------ RECORDS SUPPLIED ------

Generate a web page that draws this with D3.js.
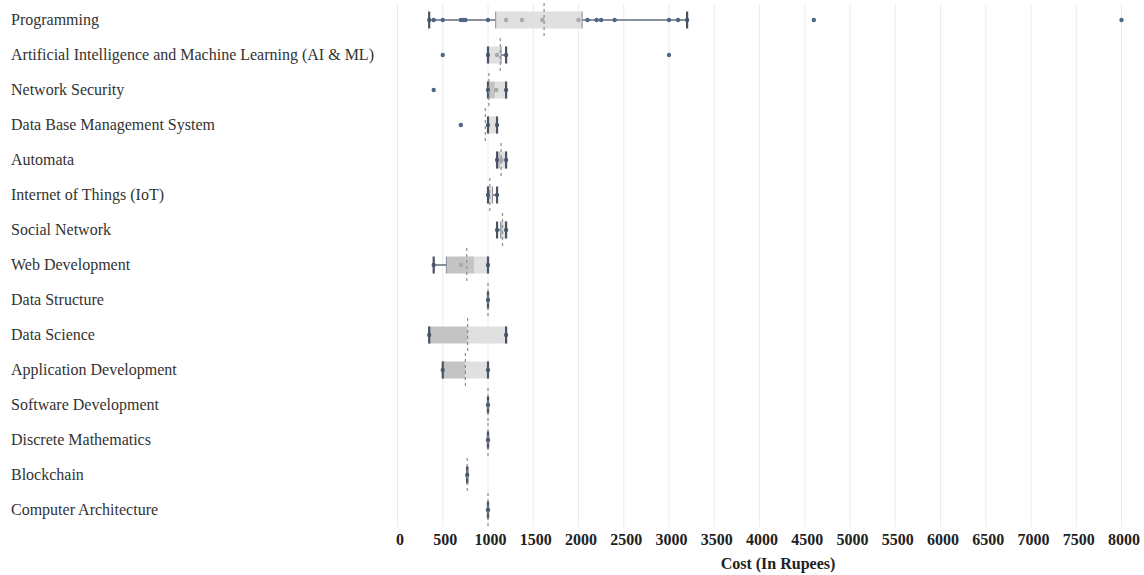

------
------ RECORDS SUPPLIED ------

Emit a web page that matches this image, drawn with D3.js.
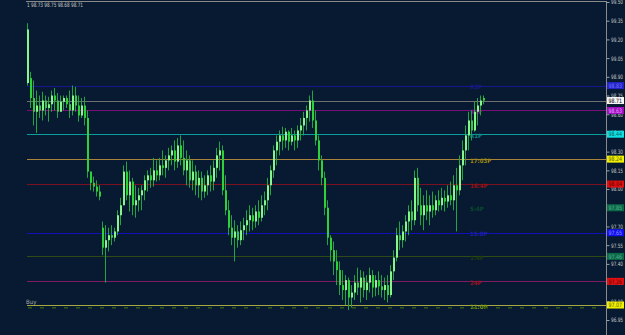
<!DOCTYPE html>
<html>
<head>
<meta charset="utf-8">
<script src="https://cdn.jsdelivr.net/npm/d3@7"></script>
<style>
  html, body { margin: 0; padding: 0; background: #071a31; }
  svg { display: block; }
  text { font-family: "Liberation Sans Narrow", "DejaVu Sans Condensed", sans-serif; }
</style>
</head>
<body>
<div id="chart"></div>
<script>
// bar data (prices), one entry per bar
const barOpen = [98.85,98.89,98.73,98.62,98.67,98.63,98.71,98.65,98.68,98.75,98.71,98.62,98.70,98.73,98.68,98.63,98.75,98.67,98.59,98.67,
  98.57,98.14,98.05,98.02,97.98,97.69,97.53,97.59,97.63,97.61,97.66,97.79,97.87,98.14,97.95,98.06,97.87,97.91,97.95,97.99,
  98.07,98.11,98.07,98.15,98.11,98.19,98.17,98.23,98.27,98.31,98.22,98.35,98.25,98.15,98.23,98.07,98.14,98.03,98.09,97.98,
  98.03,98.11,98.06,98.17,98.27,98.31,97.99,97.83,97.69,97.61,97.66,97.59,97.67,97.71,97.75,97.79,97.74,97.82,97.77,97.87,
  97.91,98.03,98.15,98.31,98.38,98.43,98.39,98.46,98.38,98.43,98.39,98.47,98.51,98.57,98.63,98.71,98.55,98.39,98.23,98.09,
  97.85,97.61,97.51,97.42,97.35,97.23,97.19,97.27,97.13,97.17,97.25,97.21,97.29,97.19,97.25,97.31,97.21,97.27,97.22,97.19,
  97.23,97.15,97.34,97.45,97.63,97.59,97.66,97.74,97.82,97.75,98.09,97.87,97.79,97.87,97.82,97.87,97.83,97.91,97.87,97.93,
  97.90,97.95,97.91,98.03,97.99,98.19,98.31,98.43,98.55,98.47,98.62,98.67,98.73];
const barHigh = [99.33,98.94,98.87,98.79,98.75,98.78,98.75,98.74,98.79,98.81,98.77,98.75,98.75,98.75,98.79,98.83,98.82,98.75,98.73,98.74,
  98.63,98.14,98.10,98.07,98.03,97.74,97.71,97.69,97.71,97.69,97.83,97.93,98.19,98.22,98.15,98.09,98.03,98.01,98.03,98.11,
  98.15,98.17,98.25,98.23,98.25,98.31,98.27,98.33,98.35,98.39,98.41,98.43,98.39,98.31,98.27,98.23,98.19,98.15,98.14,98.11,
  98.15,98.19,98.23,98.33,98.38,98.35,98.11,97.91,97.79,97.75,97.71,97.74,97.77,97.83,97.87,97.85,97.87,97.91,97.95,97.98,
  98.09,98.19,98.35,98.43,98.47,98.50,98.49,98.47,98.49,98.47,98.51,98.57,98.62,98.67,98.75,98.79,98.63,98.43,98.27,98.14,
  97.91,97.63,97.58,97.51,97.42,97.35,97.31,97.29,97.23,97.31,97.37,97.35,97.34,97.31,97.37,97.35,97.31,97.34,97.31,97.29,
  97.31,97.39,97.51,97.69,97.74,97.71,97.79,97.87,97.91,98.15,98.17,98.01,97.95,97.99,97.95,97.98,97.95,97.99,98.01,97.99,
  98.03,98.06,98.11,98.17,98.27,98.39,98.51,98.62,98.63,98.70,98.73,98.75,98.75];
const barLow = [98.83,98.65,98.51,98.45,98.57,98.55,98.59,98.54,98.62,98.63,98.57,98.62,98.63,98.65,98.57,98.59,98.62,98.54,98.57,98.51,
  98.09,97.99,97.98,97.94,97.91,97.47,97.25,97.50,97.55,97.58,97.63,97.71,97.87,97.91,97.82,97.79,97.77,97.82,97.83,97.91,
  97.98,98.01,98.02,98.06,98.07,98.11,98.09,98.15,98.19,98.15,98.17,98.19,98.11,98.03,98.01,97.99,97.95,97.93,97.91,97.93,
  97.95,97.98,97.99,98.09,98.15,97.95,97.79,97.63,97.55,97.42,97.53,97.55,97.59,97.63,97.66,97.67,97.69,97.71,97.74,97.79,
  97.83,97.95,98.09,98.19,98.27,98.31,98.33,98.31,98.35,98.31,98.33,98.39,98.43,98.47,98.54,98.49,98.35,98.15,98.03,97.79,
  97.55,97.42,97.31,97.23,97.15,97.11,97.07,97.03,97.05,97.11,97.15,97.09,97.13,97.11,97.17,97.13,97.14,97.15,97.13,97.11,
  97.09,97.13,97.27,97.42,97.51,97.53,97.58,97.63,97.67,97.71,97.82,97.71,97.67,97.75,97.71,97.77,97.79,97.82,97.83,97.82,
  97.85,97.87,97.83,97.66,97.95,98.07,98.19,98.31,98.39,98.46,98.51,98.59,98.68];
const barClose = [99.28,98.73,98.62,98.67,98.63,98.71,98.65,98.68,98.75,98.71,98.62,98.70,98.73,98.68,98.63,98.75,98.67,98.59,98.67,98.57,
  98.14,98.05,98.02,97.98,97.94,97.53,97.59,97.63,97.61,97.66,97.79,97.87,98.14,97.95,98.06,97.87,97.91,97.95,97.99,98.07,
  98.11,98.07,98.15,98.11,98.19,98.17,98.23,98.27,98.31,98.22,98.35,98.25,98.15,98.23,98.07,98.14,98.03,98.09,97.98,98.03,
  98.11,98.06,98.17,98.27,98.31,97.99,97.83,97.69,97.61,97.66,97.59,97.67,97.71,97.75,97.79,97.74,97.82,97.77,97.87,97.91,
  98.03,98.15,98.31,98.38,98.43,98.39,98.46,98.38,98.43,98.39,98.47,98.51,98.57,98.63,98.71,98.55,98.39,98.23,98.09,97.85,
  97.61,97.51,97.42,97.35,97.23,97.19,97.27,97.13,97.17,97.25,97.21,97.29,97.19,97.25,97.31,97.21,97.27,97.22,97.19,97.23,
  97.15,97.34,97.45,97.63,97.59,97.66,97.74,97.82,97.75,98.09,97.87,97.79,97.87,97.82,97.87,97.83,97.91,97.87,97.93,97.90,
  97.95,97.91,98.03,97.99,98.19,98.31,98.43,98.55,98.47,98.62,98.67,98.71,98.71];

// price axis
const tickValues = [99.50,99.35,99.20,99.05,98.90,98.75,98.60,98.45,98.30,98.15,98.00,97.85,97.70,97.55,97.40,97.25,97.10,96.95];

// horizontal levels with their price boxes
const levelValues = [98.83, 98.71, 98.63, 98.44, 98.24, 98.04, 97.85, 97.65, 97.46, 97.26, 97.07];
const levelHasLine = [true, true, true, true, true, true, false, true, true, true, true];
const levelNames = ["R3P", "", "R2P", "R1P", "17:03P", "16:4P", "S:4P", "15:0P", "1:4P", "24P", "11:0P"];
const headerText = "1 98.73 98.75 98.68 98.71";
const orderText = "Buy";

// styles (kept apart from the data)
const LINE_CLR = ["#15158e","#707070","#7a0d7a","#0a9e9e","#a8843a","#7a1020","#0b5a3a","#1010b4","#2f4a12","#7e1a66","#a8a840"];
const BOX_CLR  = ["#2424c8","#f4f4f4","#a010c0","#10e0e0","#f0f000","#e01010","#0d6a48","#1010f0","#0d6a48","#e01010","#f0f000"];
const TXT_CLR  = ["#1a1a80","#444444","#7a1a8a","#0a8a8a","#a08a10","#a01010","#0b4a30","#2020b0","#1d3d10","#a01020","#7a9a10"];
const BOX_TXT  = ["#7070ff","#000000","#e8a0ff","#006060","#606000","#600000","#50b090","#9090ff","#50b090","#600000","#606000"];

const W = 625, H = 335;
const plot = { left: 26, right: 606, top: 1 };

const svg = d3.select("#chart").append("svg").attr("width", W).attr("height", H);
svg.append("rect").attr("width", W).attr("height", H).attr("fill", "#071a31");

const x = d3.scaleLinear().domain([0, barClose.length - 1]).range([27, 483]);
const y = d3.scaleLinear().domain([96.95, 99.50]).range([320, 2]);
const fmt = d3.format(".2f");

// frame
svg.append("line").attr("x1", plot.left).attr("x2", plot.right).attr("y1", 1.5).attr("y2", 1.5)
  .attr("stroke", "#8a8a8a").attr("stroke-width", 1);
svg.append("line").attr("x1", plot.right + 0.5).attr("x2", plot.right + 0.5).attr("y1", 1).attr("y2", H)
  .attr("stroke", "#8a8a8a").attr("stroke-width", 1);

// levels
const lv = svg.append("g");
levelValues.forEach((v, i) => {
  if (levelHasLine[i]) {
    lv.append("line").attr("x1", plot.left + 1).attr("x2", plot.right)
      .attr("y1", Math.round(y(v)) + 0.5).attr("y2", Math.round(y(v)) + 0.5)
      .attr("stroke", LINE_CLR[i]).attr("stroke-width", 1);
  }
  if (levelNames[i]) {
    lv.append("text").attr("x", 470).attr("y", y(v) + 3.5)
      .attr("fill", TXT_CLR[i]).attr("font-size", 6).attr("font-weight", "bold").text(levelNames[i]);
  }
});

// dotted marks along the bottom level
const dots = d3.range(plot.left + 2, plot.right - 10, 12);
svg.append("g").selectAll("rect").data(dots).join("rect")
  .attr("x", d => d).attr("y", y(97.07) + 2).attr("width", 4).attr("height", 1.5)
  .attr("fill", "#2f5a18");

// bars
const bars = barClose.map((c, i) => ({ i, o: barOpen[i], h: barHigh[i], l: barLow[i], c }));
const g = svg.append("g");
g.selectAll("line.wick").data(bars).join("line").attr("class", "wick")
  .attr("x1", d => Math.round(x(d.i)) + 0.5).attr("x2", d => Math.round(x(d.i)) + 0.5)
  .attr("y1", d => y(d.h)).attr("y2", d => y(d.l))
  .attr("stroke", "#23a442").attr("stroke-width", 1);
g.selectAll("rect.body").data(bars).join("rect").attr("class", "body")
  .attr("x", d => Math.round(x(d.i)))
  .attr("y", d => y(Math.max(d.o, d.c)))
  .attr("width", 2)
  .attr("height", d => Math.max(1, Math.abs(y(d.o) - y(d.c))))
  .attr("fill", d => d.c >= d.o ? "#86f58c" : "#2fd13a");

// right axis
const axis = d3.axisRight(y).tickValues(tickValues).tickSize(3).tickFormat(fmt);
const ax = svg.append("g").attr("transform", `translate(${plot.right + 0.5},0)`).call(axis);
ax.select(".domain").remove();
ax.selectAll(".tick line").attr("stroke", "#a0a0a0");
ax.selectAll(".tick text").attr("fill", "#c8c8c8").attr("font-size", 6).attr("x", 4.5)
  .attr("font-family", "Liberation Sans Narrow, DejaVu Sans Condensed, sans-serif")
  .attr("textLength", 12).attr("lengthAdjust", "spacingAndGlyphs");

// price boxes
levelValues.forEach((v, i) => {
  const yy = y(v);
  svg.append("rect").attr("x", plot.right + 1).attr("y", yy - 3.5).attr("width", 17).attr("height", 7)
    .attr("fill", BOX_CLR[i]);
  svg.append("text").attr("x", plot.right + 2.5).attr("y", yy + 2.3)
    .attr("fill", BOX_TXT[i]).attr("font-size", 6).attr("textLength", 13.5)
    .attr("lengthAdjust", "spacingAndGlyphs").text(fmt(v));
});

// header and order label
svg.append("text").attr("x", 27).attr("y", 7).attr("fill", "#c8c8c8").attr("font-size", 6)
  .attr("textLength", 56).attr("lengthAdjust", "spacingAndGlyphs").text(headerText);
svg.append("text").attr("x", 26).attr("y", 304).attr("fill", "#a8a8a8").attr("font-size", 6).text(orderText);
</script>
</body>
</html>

------

● DO THIS: From the data above, pick out each line containing "that" and copy it.

● OUTPUT BELOW:
Generate a web page that draws this with D3.js.
Emit a web page that matches this image, drawn with D3.js.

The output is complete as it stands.